The ongoing postal strikes have been sent to the side columns of the Nationals and I would doubt raise a title in the tabloids, but I think it is an exceptionally sad situation.
The summary of the case is now;
"At the heart of the dispute is union concerns over the extent of job cuts, and conditions for staff who remain."[IBID]
Instead of millions of people joining the public outrage over working conditions reduced to such meagre standards that it breaches several employment law legislatures, the issue is being shelved in the hope it will simply go away.
I am not being a sentimentalist "golden era" enthusiast. I do not know my postman's name. But I would support his right to keep his job, his pension, not be forced to work additional unpaid hours, not be subject to ludicrous demands and nonsensical modernisation concepts such as electric trolleys and his right to maintain a service that people rely on.

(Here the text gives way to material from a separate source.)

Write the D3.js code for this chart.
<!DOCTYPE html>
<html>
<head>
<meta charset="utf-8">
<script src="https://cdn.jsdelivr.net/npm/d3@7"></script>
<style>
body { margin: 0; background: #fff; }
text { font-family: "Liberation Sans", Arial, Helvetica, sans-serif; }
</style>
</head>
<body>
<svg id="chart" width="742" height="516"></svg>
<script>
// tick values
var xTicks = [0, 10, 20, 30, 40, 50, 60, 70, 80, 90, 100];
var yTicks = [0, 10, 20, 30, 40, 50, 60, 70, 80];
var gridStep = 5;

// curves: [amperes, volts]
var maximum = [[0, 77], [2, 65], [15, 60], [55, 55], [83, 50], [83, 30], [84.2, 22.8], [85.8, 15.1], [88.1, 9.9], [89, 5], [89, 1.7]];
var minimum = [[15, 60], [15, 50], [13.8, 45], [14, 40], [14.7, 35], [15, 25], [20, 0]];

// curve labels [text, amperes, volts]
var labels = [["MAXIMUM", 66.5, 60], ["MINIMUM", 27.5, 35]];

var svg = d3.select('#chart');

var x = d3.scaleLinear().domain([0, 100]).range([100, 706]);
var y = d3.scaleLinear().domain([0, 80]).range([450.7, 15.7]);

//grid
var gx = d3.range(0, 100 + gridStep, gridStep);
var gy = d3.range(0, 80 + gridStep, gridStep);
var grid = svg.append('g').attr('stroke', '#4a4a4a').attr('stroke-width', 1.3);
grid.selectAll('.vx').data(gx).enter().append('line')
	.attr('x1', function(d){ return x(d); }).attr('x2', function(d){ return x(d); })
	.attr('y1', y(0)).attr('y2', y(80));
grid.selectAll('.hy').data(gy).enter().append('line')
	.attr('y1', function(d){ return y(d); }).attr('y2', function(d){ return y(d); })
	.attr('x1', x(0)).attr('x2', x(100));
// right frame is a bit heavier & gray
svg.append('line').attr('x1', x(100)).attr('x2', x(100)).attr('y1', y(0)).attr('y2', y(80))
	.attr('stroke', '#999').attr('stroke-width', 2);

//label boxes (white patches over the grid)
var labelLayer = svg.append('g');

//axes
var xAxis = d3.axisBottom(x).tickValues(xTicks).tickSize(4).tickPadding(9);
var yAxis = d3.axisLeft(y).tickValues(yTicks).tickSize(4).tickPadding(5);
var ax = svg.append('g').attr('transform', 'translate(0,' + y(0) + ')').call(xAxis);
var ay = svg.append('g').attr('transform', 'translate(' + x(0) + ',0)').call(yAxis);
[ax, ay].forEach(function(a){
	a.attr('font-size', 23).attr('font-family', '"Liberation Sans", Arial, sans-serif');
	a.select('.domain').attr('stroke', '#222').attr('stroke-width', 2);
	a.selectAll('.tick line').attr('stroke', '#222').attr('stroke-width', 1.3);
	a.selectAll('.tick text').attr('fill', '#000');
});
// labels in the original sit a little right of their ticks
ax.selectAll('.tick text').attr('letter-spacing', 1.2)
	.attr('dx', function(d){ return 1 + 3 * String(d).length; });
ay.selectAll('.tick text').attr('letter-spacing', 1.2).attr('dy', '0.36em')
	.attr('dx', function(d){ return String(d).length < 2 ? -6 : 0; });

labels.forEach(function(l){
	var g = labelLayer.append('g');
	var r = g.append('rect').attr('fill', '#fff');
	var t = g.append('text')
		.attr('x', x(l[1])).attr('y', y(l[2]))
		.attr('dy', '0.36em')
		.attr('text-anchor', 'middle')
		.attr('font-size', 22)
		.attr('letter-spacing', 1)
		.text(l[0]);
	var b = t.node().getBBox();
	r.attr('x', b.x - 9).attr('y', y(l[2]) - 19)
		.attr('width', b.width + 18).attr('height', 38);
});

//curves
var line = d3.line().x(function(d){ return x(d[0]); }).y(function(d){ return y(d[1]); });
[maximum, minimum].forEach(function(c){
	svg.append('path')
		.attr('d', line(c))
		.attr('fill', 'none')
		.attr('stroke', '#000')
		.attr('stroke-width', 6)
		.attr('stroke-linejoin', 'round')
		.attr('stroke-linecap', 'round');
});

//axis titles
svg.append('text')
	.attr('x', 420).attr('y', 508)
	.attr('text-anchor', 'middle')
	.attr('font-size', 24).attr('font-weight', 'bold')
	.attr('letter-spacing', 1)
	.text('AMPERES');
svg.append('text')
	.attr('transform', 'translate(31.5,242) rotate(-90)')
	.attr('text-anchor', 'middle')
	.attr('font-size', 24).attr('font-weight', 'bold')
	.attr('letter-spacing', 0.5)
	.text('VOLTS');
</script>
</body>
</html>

Royal Mail has always been one of the employers that encourages flexible working, works well with working parents and disabled persons and has a wonderful sense of employee institution that we value in Britain. Now, like a morally inept TUPE transfer, they want the postal workers to stop flexible working, make it a 9-5 job and combine all the part time posts into full time posts to save money. While shelling out on inefficient managerialisation and bureaucracy a Thatcher government would be proud of.
I adore the internet, I rarely write letters and I am often guilty of not opening envelopes I know are bills but I still like getting post. I do not want electronic mailing systems for everything. Paperless livelihoods that are futile when orange juice goes on the computer, or requires you to print the item when you need it as evidence anyway.
I have never understood why Royal Mail didn't enter contracts with the major supermarkets to run offices there. This would allow the majority of customers to get to them, in convinience and I am sure promote the ever growing range of services Tesco et al supply. It would also continue with collections and deliveries, and the service industry that for all our love of consumerism, we still depend on.